DESCRIPTION OF THE TASK:
Reproduce the full listing below unchanged, apart from the pictures.

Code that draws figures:
---+---

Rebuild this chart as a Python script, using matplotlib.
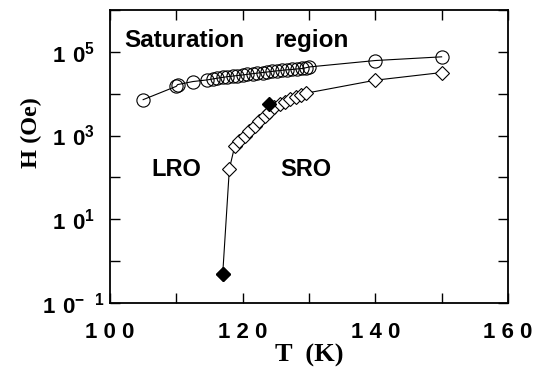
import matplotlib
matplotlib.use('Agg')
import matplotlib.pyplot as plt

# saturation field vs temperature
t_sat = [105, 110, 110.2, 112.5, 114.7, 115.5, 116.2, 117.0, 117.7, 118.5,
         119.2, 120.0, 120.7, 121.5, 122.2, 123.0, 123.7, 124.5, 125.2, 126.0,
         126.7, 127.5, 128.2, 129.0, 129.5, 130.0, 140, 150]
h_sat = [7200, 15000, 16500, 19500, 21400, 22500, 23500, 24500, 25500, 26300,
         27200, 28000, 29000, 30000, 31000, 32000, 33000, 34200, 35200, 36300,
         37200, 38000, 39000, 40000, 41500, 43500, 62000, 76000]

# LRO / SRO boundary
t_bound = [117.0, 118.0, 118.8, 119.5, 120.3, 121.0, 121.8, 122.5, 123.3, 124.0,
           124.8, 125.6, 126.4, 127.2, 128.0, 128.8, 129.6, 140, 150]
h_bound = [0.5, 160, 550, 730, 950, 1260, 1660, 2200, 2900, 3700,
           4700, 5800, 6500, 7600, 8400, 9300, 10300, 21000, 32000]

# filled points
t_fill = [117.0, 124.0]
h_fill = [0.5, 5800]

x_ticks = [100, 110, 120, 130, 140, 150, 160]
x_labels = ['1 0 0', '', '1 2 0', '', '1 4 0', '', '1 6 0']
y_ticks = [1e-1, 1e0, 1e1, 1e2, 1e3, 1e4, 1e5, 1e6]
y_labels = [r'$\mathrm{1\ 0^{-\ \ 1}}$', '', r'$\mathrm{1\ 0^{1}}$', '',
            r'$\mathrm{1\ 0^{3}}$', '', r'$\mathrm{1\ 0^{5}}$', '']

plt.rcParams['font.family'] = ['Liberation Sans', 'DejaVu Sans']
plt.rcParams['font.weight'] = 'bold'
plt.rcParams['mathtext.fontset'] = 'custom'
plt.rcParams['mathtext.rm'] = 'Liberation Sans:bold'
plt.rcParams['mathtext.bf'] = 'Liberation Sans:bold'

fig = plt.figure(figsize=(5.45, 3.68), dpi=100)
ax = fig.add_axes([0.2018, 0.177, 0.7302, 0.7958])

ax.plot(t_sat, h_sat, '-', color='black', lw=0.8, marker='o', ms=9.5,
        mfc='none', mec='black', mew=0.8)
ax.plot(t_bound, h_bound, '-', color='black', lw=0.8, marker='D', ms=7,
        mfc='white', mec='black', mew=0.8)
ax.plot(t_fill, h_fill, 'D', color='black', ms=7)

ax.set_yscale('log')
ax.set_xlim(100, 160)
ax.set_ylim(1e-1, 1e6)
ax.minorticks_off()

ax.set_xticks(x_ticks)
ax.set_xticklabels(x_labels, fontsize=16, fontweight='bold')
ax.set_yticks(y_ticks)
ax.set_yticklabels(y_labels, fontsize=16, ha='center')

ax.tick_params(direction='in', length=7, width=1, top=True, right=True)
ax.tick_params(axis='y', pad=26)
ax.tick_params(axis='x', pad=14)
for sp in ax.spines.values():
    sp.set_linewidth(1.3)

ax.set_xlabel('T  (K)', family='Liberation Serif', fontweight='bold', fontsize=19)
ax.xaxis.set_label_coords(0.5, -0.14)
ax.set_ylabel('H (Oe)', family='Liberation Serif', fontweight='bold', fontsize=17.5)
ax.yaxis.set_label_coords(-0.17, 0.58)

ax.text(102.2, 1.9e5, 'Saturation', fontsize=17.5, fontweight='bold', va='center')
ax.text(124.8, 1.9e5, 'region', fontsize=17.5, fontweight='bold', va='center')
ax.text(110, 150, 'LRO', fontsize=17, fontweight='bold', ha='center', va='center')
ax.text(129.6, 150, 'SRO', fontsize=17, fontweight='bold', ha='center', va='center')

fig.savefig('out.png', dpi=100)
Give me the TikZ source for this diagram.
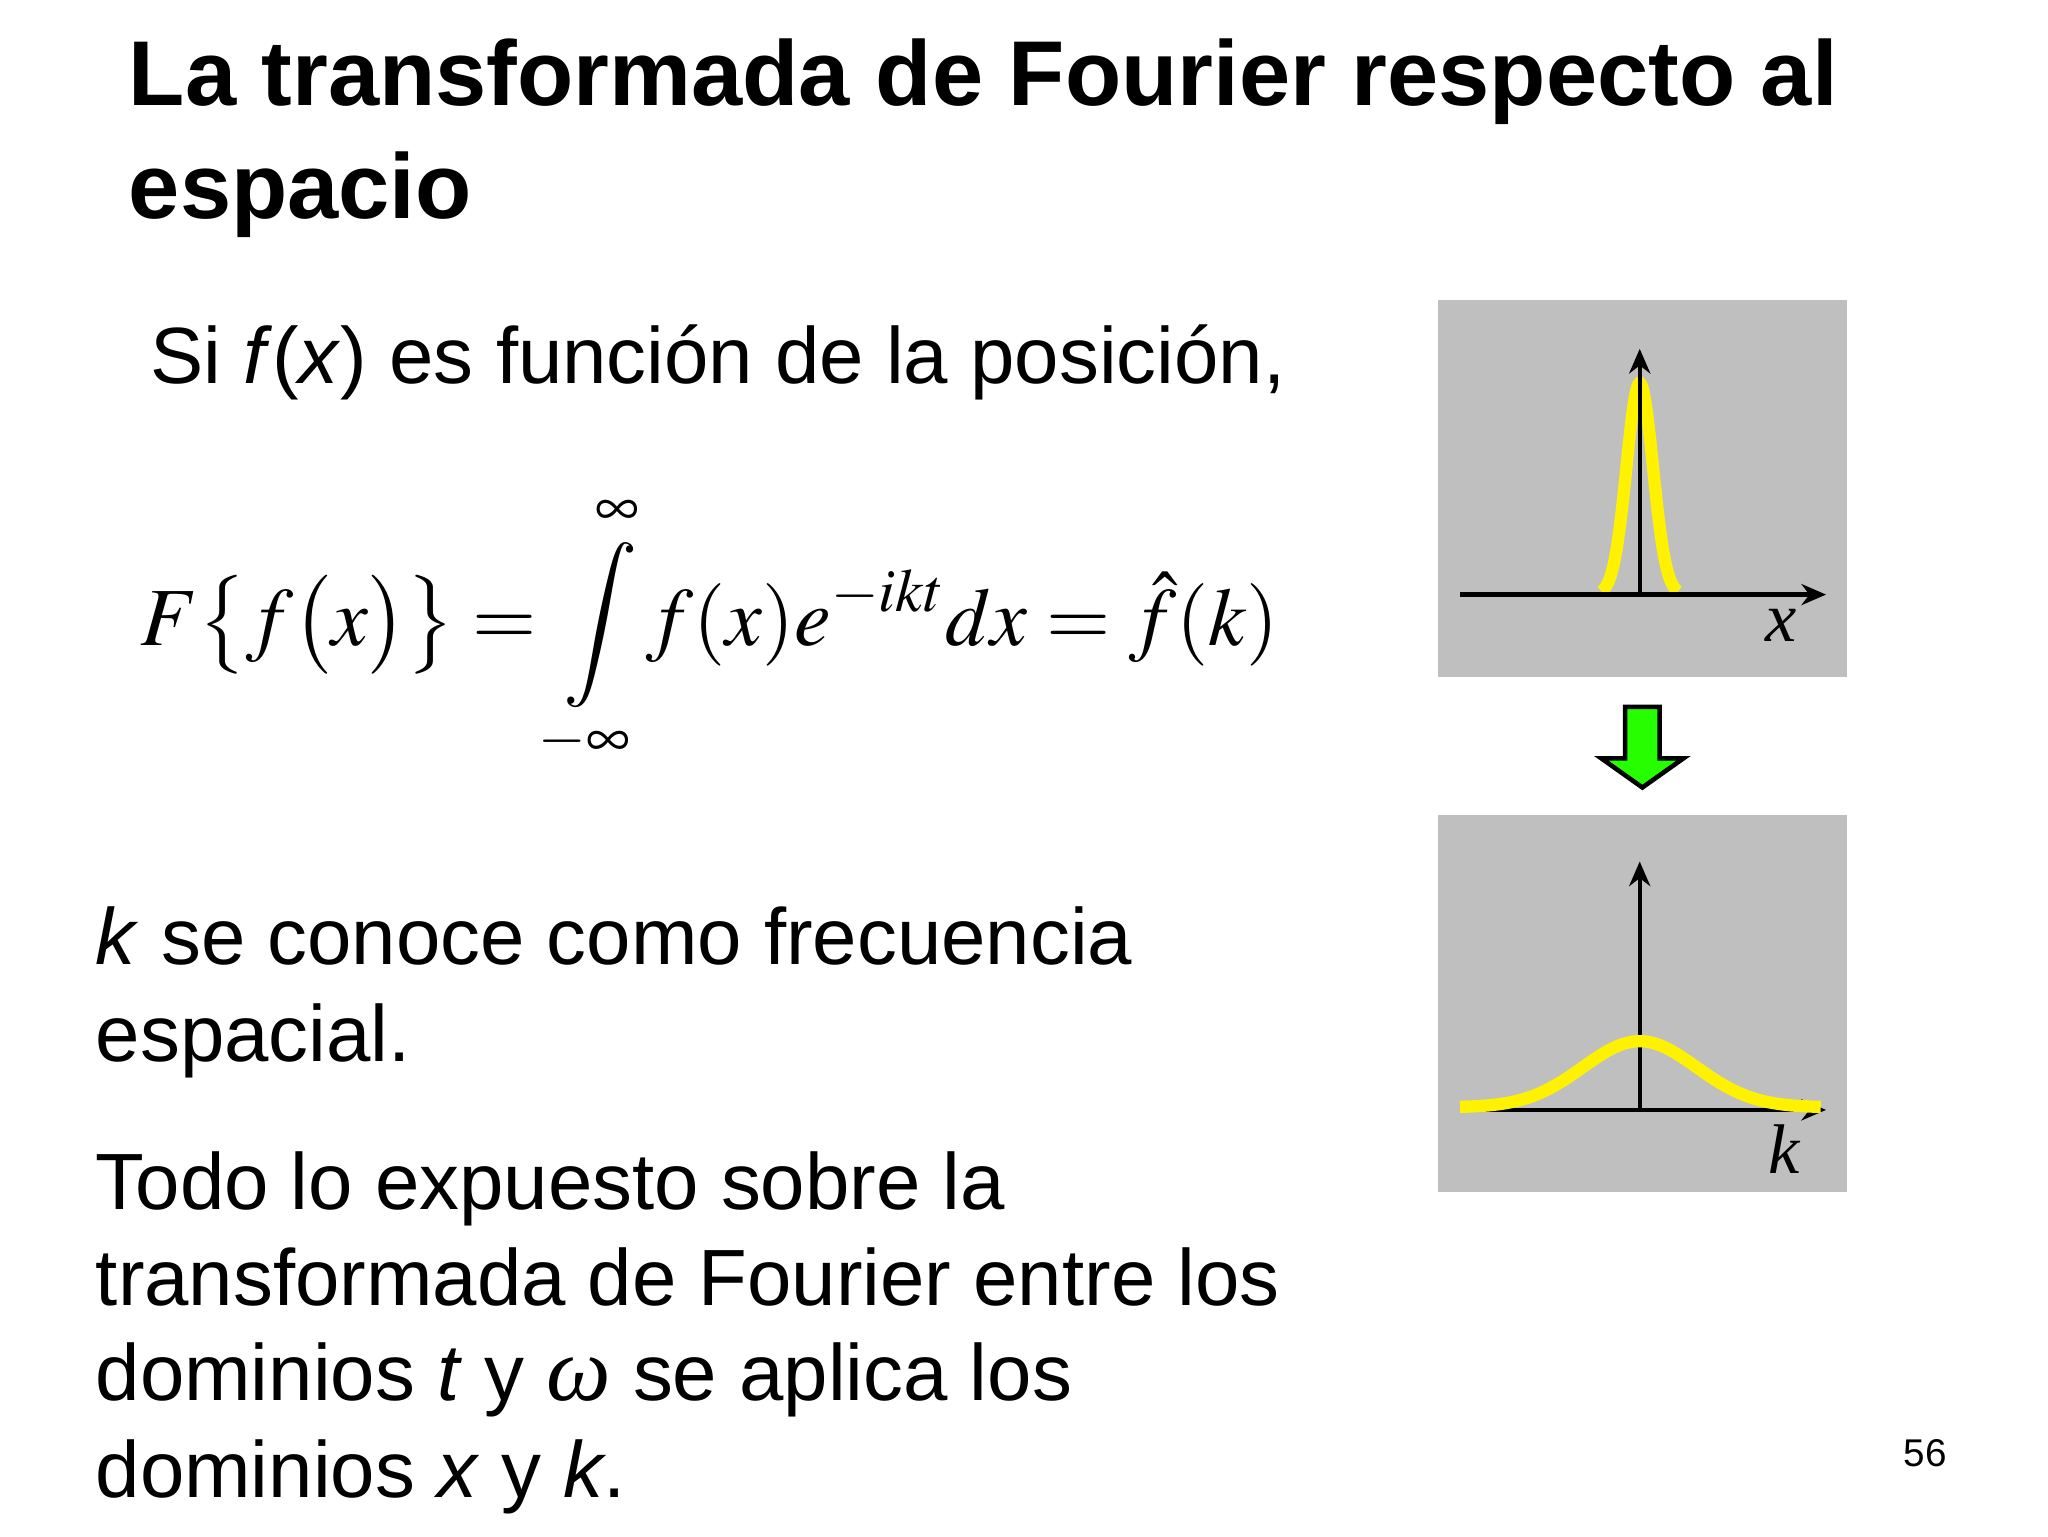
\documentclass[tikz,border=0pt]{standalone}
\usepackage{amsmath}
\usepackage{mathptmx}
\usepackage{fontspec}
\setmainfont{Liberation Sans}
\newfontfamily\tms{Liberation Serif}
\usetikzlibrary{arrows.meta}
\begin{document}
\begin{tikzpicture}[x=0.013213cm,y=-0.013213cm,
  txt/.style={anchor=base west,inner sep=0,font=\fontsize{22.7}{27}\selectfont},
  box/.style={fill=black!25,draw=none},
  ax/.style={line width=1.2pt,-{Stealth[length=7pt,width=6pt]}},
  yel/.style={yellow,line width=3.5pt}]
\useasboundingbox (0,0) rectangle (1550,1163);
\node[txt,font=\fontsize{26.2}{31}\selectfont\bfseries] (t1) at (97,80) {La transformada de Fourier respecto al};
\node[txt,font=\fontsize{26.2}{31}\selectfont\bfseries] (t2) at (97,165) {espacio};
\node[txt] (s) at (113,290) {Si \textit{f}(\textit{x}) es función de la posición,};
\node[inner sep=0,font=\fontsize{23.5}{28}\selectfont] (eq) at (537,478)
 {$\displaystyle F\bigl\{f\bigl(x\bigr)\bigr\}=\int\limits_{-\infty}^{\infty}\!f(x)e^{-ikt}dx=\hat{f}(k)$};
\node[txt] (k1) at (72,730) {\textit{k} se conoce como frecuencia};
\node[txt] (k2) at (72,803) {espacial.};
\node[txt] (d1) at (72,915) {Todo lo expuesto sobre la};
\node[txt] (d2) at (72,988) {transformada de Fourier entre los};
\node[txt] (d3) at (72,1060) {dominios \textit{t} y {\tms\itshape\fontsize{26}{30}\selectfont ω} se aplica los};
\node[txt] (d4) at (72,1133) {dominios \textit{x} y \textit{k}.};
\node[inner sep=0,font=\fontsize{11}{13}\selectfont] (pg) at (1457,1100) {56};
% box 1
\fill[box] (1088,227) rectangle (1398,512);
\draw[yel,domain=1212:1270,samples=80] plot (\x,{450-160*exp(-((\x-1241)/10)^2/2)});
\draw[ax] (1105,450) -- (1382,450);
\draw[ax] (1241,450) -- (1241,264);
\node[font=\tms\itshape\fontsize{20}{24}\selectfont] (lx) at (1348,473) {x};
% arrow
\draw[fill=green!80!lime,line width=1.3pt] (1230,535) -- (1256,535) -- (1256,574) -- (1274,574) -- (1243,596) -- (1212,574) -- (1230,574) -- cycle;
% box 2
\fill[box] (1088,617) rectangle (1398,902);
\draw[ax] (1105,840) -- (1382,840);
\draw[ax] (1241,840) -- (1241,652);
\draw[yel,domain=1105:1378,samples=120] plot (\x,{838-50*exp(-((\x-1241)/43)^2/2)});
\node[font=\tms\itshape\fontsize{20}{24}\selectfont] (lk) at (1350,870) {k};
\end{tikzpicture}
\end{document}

---+---

OUTPUT OF THE TASK:
Rebuild this chart as a Python script, using matplotlib.
import matplotlib
matplotlib.use('Agg')
import matplotlib.pyplot as plt

# saturation field vs temperature
t_sat = [105, 110, 110.2, 112.5, 114.7, 115.5, 116.2, 117.0, 117.7, 118.5,
         119.2, 120.0, 120.7, 121.5, 122.2, 123.0, 123.7, 124.5, 125.2, 126.0,
         126.7, 127.5, 128.2, 129.0, 129.5, 130.0, 140, 150]
h_sat = [7200, 15000, 16500, 19500, 21400, 22500, 23500, 24500, 25500, 26300,
         27200, 28000, 29000, 30000, 31000, 32000, 33000, 34200, 35200, 36300,
         37200, 38000, 39000, 40000, 41500, 43500, 62000, 76000]

# LRO / SRO boundary
t_bound = [117.0, 118.0, 118.8, 119.5, 120.3, 121.0, 121.8, 122.5, 123.3, 124.0,
           124.8, 125.6, 126.4, 127.2, 128.0, 128.8, 129.6, 140, 150]
h_bound = [0.5, 160, 550, 730, 950, 1260, 1660, 2200, 2900, 3700,
           4700, 5800, 6500, 7600, 8400, 9300, 10300, 21000, 32000]

# filled points
t_fill = [117.0, 124.0]
h_fill = [0.5, 5800]

x_ticks = [100, 110, 120, 130, 140, 150, 160]
x_labels = ['1 0 0', '', '1 2 0', '', '1 4 0', '', '1 6 0']
y_ticks = [1e-1, 1e0, 1e1, 1e2, 1e3, 1e4, 1e5, 1e6]
y_labels = [r'$\mathrm{1\ 0^{-\ \ 1}}$', '', r'$\mathrm{1\ 0^{1}}$', '',
            r'$\mathrm{1\ 0^{3}}$', '', r'$\mathrm{1\ 0^{5}}$', '']

plt.rcParams['font.family'] = ['Liberation Sans', 'DejaVu Sans']
plt.rcParams['font.weight'] = 'bold'
plt.rcParams['mathtext.fontset'] = 'custom'
plt.rcParams['mathtext.rm'] = 'Liberation Sans:bold'
plt.rcParams['mathtext.bf'] = 'Liberation Sans:bold'

fig = plt.figure(figsize=(5.45, 3.68), dpi=100)
ax = fig.add_axes([0.2018, 0.177, 0.7302, 0.7958])

ax.plot(t_sat, h_sat, '-', color='black', lw=0.8, marker='o', ms=9.5,
        mfc='none', mec='black', mew=0.8)
ax.plot(t_bound, h_bound, '-', color='black', lw=0.8, marker='D', ms=7,
        mfc='white', mec='black', mew=0.8)
ax.plot(t_fill, h_fill, 'D', color='black', ms=7)

ax.set_yscale('log')
ax.set_xlim(100, 160)
ax.set_ylim(1e-1, 1e6)
ax.minorticks_off()

ax.set_xticks(x_ticks)
ax.set_xticklabels(x_labels, fontsize=16, fontweight='bold')
ax.set_yticks(y_ticks)
ax.set_yticklabels(y_labels, fontsize=16, ha='center')

ax.tick_params(direction='in', length=7, width=1, top=True, right=True)
ax.tick_params(axis='y', pad=26)
ax.tick_params(axis='x', pad=14)
for sp in ax.spines.values():
    sp.set_linewidth(1.3)

ax.set_xlabel('T  (K)', family='Liberation Serif', fontweight='bold', fontsize=19)
ax.xaxis.set_label_coords(0.5, -0.14)
ax.set_ylabel('H (Oe)', family='Liberation Serif', fontweight='bold', fontsize=17.5)
ax.yaxis.set_label_coords(-0.17, 0.58)

ax.text(102.2, 1.9e5, 'Saturation', fontsize=17.5, fontweight='bold', va='center')
ax.text(124.8, 1.9e5, 'region', fontsize=17.5, fontweight='bold', va='center')
ax.text(110, 150, 'LRO', fontsize=17, fontweight='bold', ha='center', va='center')
ax.text(129.6, 150, 'SRO', fontsize=17, fontweight='bold', ha='center', va='center')

fig.savefig('out.png', dpi=100)
Give me the TikZ source for this diagram.
\documentclass[tikz,border=0pt]{standalone}
\usepackage{amsmath}
\usepackage{mathptmx}
\usepackage{fontspec}
\setmainfont{Liberation Sans}
\newfontfamily\tms{Liberation Serif}
\usetikzlibrary{arrows.meta}
\begin{document}
\begin{tikzpicture}[x=0.013213cm,y=-0.013213cm,
  txt/.style={anchor=base west,inner sep=0,font=\fontsize{22.7}{27}\selectfont},
  box/.style={fill=black!25,draw=none},
  ax/.style={line width=1.2pt,-{Stealth[length=7pt,width=6pt]}},
  yel/.style={yellow,line width=3.5pt}]
\useasboundingbox (0,0) rectangle (1550,1163);
\node[txt,font=\fontsize{26.2}{31}\selectfont\bfseries] (t1) at (97,80) {La transformada de Fourier respecto al};
\node[txt,font=\fontsize{26.2}{31}\selectfont\bfseries] (t2) at (97,165) {espacio};
\node[txt] (s) at (113,290) {Si \textit{f}(\textit{x}) es función de la posición,};
\node[inner sep=0,font=\fontsize{23.5}{28}\selectfont] (eq) at (537,478)
 {$\displaystyle F\bigl\{f\bigl(x\bigr)\bigr\}=\int\limits_{-\infty}^{\infty}\!f(x)e^{-ikt}dx=\hat{f}(k)$};
\node[txt] (k1) at (72,730) {\textit{k} se conoce como frecuencia};
\node[txt] (k2) at (72,803) {espacial.};
\node[txt] (d1) at (72,915) {Todo lo expuesto sobre la};
\node[txt] (d2) at (72,988) {transformada de Fourier entre los};
\node[txt] (d3) at (72,1060) {dominios \textit{t} y {\tms\itshape\fontsize{26}{30}\selectfont ω} se aplica los};
\node[txt] (d4) at (72,1133) {dominios \textit{x} y \textit{k}.};
\node[inner sep=0,font=\fontsize{11}{13}\selectfont] (pg) at (1457,1100) {56};
% box 1
\fill[box] (1088,227) rectangle (1398,512);
\draw[yel,domain=1212:1270,samples=80] plot (\x,{450-160*exp(-((\x-1241)/10)^2/2)});
\draw[ax] (1105,450) -- (1382,450);
\draw[ax] (1241,450) -- (1241,264);
\node[font=\tms\itshape\fontsize{20}{24}\selectfont] (lx) at (1348,473) {x};
% arrow
\draw[fill=green!80!lime,line width=1.3pt] (1230,535) -- (1256,535) -- (1256,574) -- (1274,574) -- (1243,596) -- (1212,574) -- (1230,574) -- cycle;
% box 2
\fill[box] (1088,617) rectangle (1398,902);
\draw[ax] (1105,840) -- (1382,840);
\draw[ax] (1241,840) -- (1241,652);
\draw[yel,domain=1105:1378,samples=120] plot (\x,{838-50*exp(-((\x-1241)/43)^2/2)});
\node[font=\tms\itshape\fontsize{20}{24}\selectfont] (lk) at (1350,870) {k};
\end{tikzpicture}
\end{document}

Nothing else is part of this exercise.